## EXERCISE AIM
Within the records that follow, restate exactly the lines from the line with "Rebuild this chart" down to the line with "import * as", including both. Omit the pictures.

------------------------------------------------

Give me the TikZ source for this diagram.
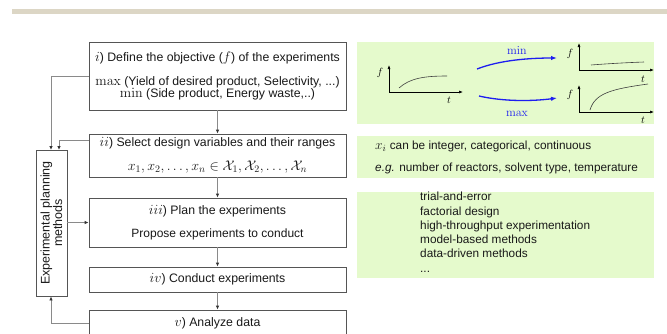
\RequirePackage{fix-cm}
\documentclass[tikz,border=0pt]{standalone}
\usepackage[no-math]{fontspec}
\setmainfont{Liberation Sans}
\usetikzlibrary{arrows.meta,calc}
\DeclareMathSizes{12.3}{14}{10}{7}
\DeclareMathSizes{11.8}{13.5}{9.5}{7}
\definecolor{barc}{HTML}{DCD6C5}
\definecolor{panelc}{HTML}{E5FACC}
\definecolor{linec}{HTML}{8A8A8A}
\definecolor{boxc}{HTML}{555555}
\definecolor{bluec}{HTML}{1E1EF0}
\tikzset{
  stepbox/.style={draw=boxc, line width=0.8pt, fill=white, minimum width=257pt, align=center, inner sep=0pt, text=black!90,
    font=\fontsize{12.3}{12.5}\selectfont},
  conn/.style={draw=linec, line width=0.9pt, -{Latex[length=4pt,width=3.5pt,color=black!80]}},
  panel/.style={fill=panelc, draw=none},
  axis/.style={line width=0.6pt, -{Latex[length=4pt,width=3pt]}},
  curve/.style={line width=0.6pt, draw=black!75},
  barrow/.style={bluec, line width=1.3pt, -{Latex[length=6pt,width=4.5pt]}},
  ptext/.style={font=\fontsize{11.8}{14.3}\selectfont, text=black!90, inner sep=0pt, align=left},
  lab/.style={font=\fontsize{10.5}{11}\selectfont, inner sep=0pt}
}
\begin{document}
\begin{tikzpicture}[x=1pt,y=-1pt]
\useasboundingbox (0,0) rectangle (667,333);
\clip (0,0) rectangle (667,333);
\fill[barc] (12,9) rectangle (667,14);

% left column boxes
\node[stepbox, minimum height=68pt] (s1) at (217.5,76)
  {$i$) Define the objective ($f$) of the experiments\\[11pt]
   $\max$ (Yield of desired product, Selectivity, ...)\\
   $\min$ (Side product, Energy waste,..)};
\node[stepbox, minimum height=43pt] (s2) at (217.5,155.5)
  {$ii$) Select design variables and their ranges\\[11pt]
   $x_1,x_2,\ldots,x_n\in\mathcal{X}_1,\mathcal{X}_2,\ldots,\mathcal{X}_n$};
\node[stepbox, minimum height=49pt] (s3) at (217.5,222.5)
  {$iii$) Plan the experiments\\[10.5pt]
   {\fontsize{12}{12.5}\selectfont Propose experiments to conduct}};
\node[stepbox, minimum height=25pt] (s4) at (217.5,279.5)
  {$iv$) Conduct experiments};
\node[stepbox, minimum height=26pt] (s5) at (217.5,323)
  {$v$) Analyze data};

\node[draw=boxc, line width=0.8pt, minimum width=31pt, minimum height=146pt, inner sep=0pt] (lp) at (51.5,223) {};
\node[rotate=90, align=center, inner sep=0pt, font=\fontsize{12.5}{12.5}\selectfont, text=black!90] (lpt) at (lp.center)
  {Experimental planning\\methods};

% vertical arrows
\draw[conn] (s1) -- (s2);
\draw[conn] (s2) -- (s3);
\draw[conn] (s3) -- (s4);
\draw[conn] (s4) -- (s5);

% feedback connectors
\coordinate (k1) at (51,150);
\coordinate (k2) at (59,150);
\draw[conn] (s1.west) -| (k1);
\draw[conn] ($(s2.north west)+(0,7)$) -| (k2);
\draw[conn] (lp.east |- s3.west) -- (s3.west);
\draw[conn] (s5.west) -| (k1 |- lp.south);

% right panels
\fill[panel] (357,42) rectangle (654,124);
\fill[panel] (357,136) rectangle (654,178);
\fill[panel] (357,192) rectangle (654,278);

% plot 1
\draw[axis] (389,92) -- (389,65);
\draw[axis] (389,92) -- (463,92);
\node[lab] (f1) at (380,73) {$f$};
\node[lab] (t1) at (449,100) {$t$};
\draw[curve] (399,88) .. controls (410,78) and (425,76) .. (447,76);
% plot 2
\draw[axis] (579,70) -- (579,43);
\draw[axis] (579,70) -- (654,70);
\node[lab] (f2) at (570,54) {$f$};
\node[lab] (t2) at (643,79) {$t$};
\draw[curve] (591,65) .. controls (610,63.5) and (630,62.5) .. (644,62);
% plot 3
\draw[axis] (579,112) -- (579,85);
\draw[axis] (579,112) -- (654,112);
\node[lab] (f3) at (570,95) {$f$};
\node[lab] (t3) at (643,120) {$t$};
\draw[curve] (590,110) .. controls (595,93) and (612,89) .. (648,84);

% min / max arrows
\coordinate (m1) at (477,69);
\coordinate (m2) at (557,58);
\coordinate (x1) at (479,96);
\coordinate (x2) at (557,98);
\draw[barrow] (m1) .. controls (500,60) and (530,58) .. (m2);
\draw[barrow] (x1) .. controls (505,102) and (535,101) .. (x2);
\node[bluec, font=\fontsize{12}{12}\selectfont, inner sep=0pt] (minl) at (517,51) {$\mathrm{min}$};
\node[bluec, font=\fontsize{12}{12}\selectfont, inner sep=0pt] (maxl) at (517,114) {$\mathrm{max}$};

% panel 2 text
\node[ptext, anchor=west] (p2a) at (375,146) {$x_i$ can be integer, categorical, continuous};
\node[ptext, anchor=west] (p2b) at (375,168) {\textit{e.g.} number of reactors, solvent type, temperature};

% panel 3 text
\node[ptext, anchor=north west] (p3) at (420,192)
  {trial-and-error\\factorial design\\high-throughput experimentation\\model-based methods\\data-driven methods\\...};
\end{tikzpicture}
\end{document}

------------------------------------------------

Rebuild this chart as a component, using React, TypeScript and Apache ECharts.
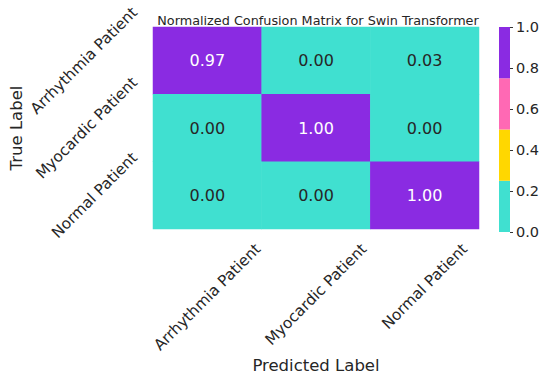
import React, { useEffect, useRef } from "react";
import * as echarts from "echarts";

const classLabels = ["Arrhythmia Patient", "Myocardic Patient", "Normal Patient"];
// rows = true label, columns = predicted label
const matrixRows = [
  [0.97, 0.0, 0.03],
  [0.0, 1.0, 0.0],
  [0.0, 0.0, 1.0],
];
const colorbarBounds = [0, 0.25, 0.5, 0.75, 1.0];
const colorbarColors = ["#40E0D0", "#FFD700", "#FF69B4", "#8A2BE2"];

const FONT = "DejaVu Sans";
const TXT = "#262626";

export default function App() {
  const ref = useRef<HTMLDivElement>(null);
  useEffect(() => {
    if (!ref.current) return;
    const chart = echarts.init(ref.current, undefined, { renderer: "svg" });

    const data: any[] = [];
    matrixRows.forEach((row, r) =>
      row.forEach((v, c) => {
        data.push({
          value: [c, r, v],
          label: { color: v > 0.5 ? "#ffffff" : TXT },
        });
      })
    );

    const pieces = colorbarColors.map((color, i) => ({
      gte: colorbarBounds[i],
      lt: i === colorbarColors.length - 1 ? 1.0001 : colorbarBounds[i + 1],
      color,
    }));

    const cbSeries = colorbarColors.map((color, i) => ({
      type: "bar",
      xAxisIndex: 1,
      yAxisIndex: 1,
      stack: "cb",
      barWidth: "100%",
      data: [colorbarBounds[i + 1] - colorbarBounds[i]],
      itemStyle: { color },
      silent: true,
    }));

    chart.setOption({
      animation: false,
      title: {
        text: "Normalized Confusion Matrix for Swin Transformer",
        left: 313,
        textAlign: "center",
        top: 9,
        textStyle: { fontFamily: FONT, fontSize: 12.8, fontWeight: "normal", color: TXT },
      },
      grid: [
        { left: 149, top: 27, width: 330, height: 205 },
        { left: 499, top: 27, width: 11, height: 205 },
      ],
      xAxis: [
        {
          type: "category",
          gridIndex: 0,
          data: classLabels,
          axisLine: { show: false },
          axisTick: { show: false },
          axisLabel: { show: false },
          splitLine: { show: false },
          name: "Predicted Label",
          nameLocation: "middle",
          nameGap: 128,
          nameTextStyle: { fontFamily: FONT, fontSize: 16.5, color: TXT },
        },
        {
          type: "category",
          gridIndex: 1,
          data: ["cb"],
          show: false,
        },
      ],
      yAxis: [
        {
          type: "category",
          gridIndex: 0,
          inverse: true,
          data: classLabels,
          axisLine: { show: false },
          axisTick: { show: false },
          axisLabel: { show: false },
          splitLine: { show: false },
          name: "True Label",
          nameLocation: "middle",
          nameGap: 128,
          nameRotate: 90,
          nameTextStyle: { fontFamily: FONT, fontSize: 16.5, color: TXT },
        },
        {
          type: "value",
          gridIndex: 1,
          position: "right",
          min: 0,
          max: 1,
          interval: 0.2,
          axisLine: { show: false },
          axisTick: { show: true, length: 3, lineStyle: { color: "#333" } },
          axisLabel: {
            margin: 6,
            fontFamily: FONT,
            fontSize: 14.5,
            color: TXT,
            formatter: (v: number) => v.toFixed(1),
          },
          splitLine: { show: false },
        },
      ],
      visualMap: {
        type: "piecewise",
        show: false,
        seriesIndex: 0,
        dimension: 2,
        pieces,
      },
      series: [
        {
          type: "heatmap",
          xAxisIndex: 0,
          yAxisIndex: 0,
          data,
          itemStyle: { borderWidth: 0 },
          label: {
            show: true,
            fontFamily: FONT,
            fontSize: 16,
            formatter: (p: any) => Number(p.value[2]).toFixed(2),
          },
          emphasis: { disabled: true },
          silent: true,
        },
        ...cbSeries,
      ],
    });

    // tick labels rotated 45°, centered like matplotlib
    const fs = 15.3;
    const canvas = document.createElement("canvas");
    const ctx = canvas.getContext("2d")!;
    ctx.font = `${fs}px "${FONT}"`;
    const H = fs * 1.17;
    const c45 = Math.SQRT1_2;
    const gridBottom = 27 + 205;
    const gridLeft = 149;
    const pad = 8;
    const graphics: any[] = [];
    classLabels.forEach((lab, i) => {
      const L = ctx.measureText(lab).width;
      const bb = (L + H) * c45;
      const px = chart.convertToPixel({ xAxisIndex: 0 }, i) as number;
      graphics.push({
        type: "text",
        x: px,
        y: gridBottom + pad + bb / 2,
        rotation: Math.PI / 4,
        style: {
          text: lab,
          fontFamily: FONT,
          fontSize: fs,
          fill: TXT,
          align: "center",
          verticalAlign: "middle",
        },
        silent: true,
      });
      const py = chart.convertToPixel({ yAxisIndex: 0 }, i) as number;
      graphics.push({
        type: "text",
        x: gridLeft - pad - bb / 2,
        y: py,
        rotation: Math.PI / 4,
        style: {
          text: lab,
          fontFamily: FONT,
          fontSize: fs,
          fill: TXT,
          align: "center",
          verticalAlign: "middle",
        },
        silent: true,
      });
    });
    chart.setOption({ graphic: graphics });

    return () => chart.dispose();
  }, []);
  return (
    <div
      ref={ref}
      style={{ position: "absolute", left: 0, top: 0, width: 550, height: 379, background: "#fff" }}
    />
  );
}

------------------------------------------------

## REPLY
Rebuild this chart as a component, using React, TypeScript and Apache ECharts.
import React, { useEffect, useRef } from "react";
import * as echarts from "echarts";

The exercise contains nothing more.